A version of this review appeared in The Age, December 23, 2010.
An odd TV memory returned to me in the midst of this gruelling drama: a show about the making of Home and Away, in which a script editor urged one of her writers to beef up the dialogue with some “real good emotional stuff”.
Blue Valentine, directed by Derek Cianfrance, is filled with such emotional stuff. Michelle Williams and Ryan Gosling play Cindy and Dean, two poor but idealistic young folk from Scranton, Pennsylvania who get together in their early twenties. She's studying to be a doctor, while he supports himself as a furniture removalist; they meet at a nursing home where her grandmother is staying, and from then on their life is a rollercoaster ride of highs and lows.
Six years later, they're married with a daughter (Faith Wladyka) and the thrills are gone. Cindy is now a nurse, but hasn't abandoned her ambitions; Dean is still working in dead-end jobs that allow him to drink beer in the morning, but claims to be content as a husband and father. On the evening of their anniversary, they check into a cheesy sex motel where they wind up in the ominously-named Future Room, patterned like the inside of a spaceship and flooded with lurid blue light.
For Dean and Cindy, it's a chance to ponder both the future and the past. Cianfrance shuffles scenes out of chronological order, switching from warm 16mm film to digital video as he flashes between the start of this love affair and its possible end. But he struggles to generate dramatic interest from a story which essentially concludes before it begins.
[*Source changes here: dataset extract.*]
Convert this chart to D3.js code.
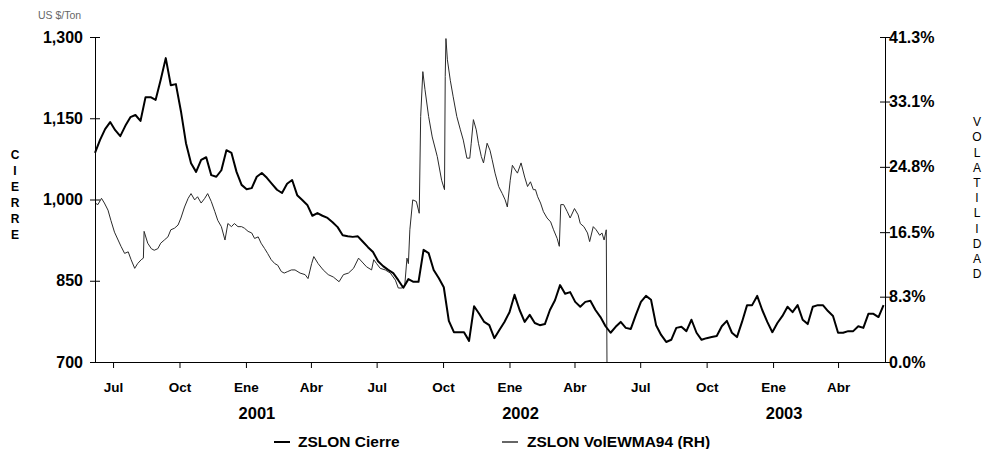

The present-day sequences feel especially strained: short on bold plot moves, long on shouting and close-ups.
The strength of the film lies in its actors, in particular the gifted Williams – though even her greatest admirers may grow weary of scenes designed to showcase her fragile yet tough restraint. Gosling too is a forceful presence, or can be given the right director. But his needy hipster character is so unappealing it's hard to invest much in the survival of the couple's relationship.
Whether or not the pair are improvising on camera, they've clearly been encouraged to come up with their own material. Gosling strums the ukelele, Williams tells an off-colour joke, lines of dialogue get repeated over and over. Like Dean, the film keeps trying to demonstrate its own sincerity: the sexual frankness, the nervous camerawork, the sense of claustrophobia all seem contrived to give the impression of something raw and deeply felt. But while Blue Valentine has an undeniable impact, it's more exhausting than affecting – like an imitation of a wrong idea of what the films of John Cassavetes were like.